COURTESY PACE GALLERY

Opening: Lucas Samaras at Pace Gallery
Greek artist Lucas Samaras began manipulating rainbow-tinged Auto-Polaroid photos back in the 1960s, and this autobiographical show will feature 700 of his digitally altered photos of mostly recent self-portraits but also personal family photos and childhood images of himself. As well, Samaras’ mirrored room installation, Doorway, first conceived in 1966 and finished in 2007 (and shown at the 2009 Venice Bienniale), will be on view.
Pace Gallery, 510 West 25th Street, 6-8 p.m.

Opening: “America Is Hard to See” at the Whitney Museum
The exhibition we’ve been waiting for: the new Whitney Museum’s first show features “an unprecedented selection of works from the museum’s renowned permanent collection,” according to a press release. Comprised of 650 works by 400 artists, dating from 1900 to the present, the exhibition’s name takes its title from a poem by Robert Frost and has been getting across-the-board rave reviews.
Whitney Museum, 99 Gansevoort Street, 11 a.m.-9 p.m.

Chantal Joffe's Betty Friedan. COURTESY THE JEWISH MUSEUM

Chantal Joffe, Betty Friedan.

COURTESY THE JEWISH MUSEUM

Opening: Chantal Joffe at the Jewish Museum
“Hannah, Gertrude, Alice, Betty, Nadine, Golda, Susan, Claude, Nancy, Grace, Diane…..” is a very literal title for this show of 34 portraits by London-based painter Chantal Joffe.

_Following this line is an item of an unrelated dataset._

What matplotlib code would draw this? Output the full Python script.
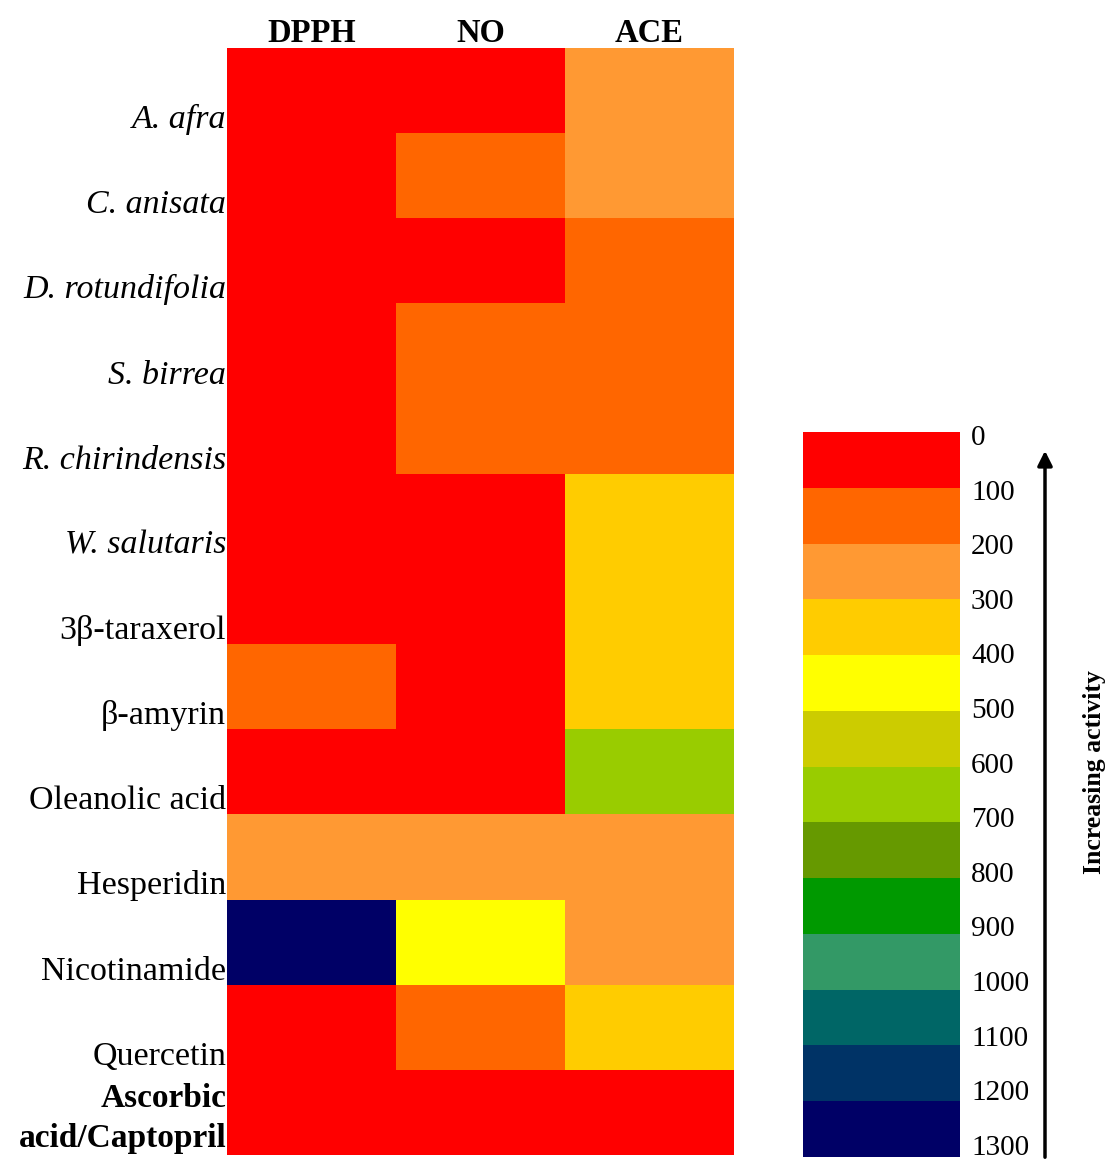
import matplotlib
matplotlib.use("Agg")
from matplotlib import pyplot as plt
from matplotlib.colors import ListedColormap, BoundaryNorm
from matplotlib.patches import FancyArrowPatch
import numpy as np

plt.rcParams['font.family'] = ['Liberation Serif', 'DejaVu Serif']

samples = ["A. afra", "C. anisata", "D. rotundifolia", "S. birrea", "R. chirindensis",
           "W. salutaris", "3\u03b2-taraxerol", "\u03b2-amyrin", "Oleanolic acid",
           "Hesperidin", "Nicotinamide", "Quercetin", "Ascorbic\nacid/Captopril"]
label_styles = ["italic"] * 6 + ["normal"] * 7
assays = ["DPPH", "NO", "ACE"]

# IC50-type values per sample, binned in steps of 100
dpph = [50, 50, 50, 50, 50, 50, 50, 150, 50, 250, 1250, 50, 50]
no = [50, 150, 50, 150, 150, 50, 50, 50, 50, 250, 450, 150, 50]
ace = [250, 250, 150, 150, 150, 350, 350, 350, 650, 250, 250, 350, 50]

bin_edges = list(range(0, 1400, 100))
bin_colors = ["#FF0000", "#FF6600", "#FF9933", "#FFCC00", "#FFFF00", "#CCCC00",
              "#99CC00", "#669900", "#009900", "#339966", "#006666", "#003366",
              "#000066"]

cmap = ListedColormap(bin_colors)
norm = BoundaryNorm(bin_edges, cmap.N)

W, H = 1107, 1160
fig = plt.figure(figsize=(W / 100, H / 100), dpi=100)

# main heatmap
ax = fig.add_axes([227 / W, 1 - 1155 / H, 507 / W, 1107 / H])
data = np.array([dpph, no, ace]).T
ax.pcolormesh(np.arange(4), np.arange(14), data, cmap=cmap, norm=norm)
ax.set_xlim(0, 3)
ax.set_ylim(13, 0)
ax.axis("off")

for j, name in enumerate(assays):
    ax.text(j + 0.5, -0.07, name, ha="center", va="baseline",
            fontsize=23.5, fontweight="bold")

for i, (name, st) in enumerate(zip(samples, label_styles)):
    if "\n" in name:
        ax.text(-0.005, i + 0.91, name, ha="right", va="baseline", fontsize=24,
                fontweight="bold", linespacing=1.4, multialignment="right")
    else:
        ax.text(-0.005, i + 0.94, name, ha="right", va="baseline", fontsize=24.5,
                style=st)

# colour key
cax = fig.add_axes([803 / W, 1 - 1157 / H, 157 / W, 725 / H])
mids = np.array(bin_edges[:-1]) + 50
cax.pcolormesh([0, 1], bin_edges, mids.reshape(-1, 1), cmap=cmap, norm=norm)
cax.set_xlim(0, 1)
cax.set_ylim(1300, 0)
cax.axis("off")
for v in bin_edges:
    # labels run a little tighter than the bands
    ypos = 1 - (6 + v / 100 * 54.6) / 725
    cax.text(1.07, ypos, str(v), ha="left", va="center", fontsize=21,
             transform=cax.transAxes)

# arrow and label
arr = FancyArrowPatch((1045 / W, 1 - 1160 / H), (1045 / W, 1 - 448 / H),
                      transform=fig.transFigure, arrowstyle="-|>",
                      mutation_scale=22, lw=2.5, color="black")
fig.patches.append(arr)
fig.text(1095 / W, 1 - 772 / H, "Increasing activity", rotation=90,
         ha="center", va="center", fontsize=18.5, fontweight="bold")

fig.savefig("out.png", dpi=100)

Hung salon-style in the lobby of the Jewish Museum, Joffe will be showcasing her portraits of Jewish women (as both adults and children) who made significant contributions to 20th century art, literature, philosophy, and politics. Diane Arbus, Gertrude Stein, Alice B. Toklas, Susan Sontag, and Hannah Arendt are among the women included, as well as, implicitly, the women who were murdered in the Holocaust.
The Jewish Museum, 109 5th Ave at 92nd Street, New York, 11 a.m.-5:45 p.m.

SATURDAY, MAY 2

Symposium: “Monuments, Monumentality, Monumentalization” at Dia Art Foundation
On Saturday, Dia Art Foundation will host a symposium as the fourth installment of the “Monuments, Monumentality, Monumentalization,” which synthesizes the concept of the monument as “key to understanding public space, artistic agency, and social memory,” as a press release states. Writers Chris Kraus and Rosalyn Deutsche will be featured speakers.
Dia Art Foundation, 535 West 22nd Street, 5th Floor, 4–5 p.m.

SUNDAY, MAY 3

Performance: Odwalla88/Seth/Bryan Edward Collins/Chicklette/DJ Seanie at Shoot The Lobster
The main draw here is a set by the Baltimore duo Odwalla88, who are featured in this month’s issue of ARTnews. Odwalla88 make music that is thrillingly difficult to classify. Indebted to sources as disparate as spoken word, hardcore punk and sound collage, the young group is quickly carving out it’s own space in performance art and underground music.
Shoot The Lobster, 138 Eldridge St, 8 p.m.